Happy and You Know It premieres on HBO on December 25, 2025, at 9/8c, as part of the channel’s Music Box documentary program. In advance of its release, Lane spoke to Remind about why mainstream rock stars have started making children’s music, the threat AI represents to the future of children’s music, and how, exactly, she decided to document one of America’s most maligned musical subgenres.
“I’m here to tell you there’s nothing cool about [children’s music], but that’s not the point. It may not be cool, but it might be some other things, like joyful,” says Lane. “And we are all children inside. So this music really does touch everybody, if you let it.”
“My favorite documentaries take you inside a world that you didn’t know existed.”
It might initially feel surprising that Lane — whose previous documentaries have focused on subjects ranging from adult contemporary icon Kenny G to controversial religious movement The Satanic Temple — chose to create a film featuring wholesome, G-rated musicians like The Wiggles and Laurie Berkner. But, says Lane, there’s actually a through line in her work, which often focuses on “a topic or a person or a story that’s already kind of known, but maybe misunderstood.”
The seed of Happy and You Know It was planted when Lane, who describes herself as a “middle-aged woman with no kids,” learned about the phenomenon of “Baby Shark.” The children’s tune, popularized in 2016 by South Korean entertainment company Pinkfong, is the most popular YouTube video of all time, with over 16 billion views. “And I always try to pause on this and say, ‘and it’s not even close,'” says Lane. “It’s not like there’s a few [videos] that are in a race. It’s ‘Baby Shark,’ and then the next most popular video has half as many views. It’s on a level that’s incomprehensible. So for me to find out that a song I’d never heard of, that was beloved by two-year-olds, was this huge cultural juggernaut was mind-blowing. And I was like, what’s going on?”
From there, Lane began interviewing children’s musicians, painting a picture of a complex and quirky musical community the most of us aren’t even aware of. “My favorite documentaries take you inside a world that you didn’t even know maybe existed,” says Lane.

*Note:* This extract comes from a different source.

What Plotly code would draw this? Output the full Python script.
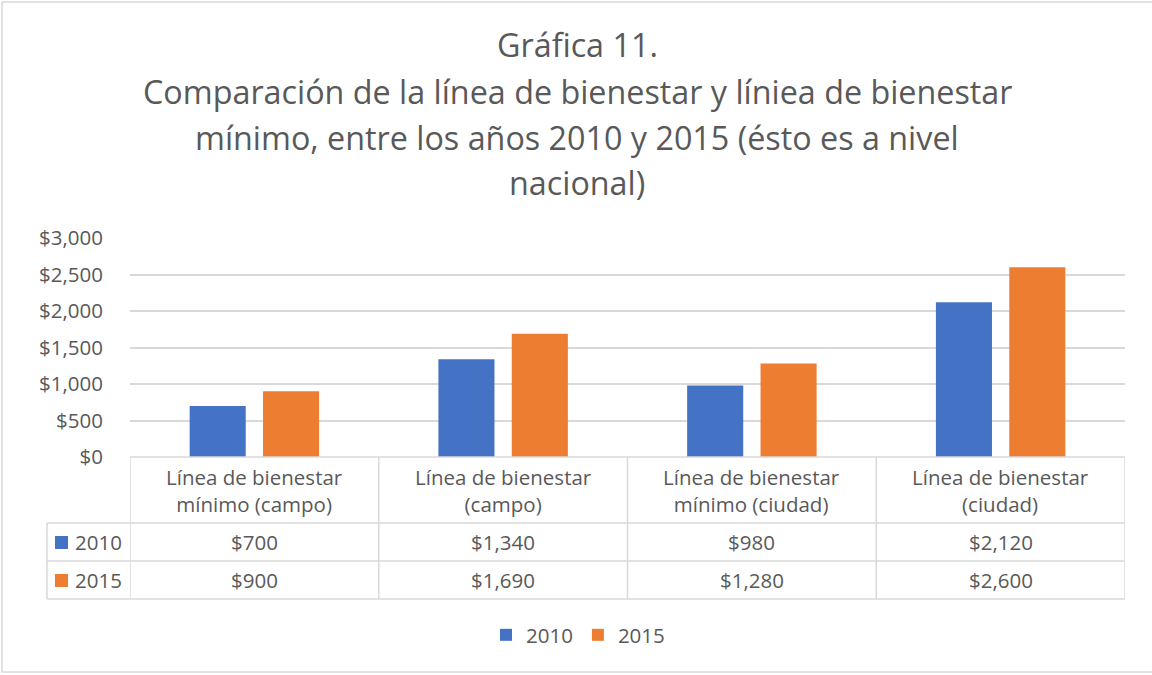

Why rock stars become children’s musicians
While some of the musicians profiled in Happy and You Know It were children’s educators who picked up guitars to better connect with kids, others had full careers as rock and pop musicians first — like Grammy nominee Divinity Roxx, who spent five years in Beyonce‘s touring band before pivoting to music for kids, or Chris Ballew, whose achieved ’90s alternative rock stardom as the frontman of the Presidents of the United States of America before recording children’s music under the name Caspar Babypants.
Mainstream musicians making children’s music isn’t entirely new — after all, Johnny Cash released The Johnny Cash Children’s Album in 1975. But it’s certainly become a more common phenomenon in the past few decades, which Lane attributes to ways media has changed (even if children’s music hasn’t).
“Music for kids is pretty universal. Whatever worked for your grandparents probably works for your kids,” says Lane. “But the media ecosystem obviously has completely changed. … There’s a lot more opportunities for kids artists to find an audience. You think about YouTube, YouTube Kids, Spotify, all these kind of different discovery platforms that just didn’t exist 40 years ago. [Back then], you either had an LP record or nothing — or [a TV show], because a lot of this music we learned, we saw on Sesame Street or on a Disney movie or something. So I think even though it’s harder than ever in a way to make a living as an artist, if you’re making art for a niche audience, it’s never been easier.”

Ida Mae Astute / ©ABC / courtesy Everett Collection
The A.I. takeover of children’s music
When you consider industries likely to be completely altered by AI, children’s music doesn’t immediately jump to mind. But, as Lane highlights in her documentary, the kids’ music landscape is already being changed by online companies that churn out an endless supply of AI-created songs. “It’s the art we value the least that is most in danger of being lost” to AI, says Lane. She was shocked “realizing that there were just infinite YouTube channels that are made with AI slop aimed at toddlers, and are just kind of addictive. You could fill your kids’ days with AI slop. And that is actually endangering the livelihoods of real artists who are working really hard to make high quality art for our children, and hold their attention in a human way, and love them and honor them and care for them.”
The scourge of AI children’s music “was a big surprise and became a big part of the middle of the film.” “That really hit me hard because by then, I was convinced these artists are all heroes, and then I cared enough to care that AI was a real threat to them.”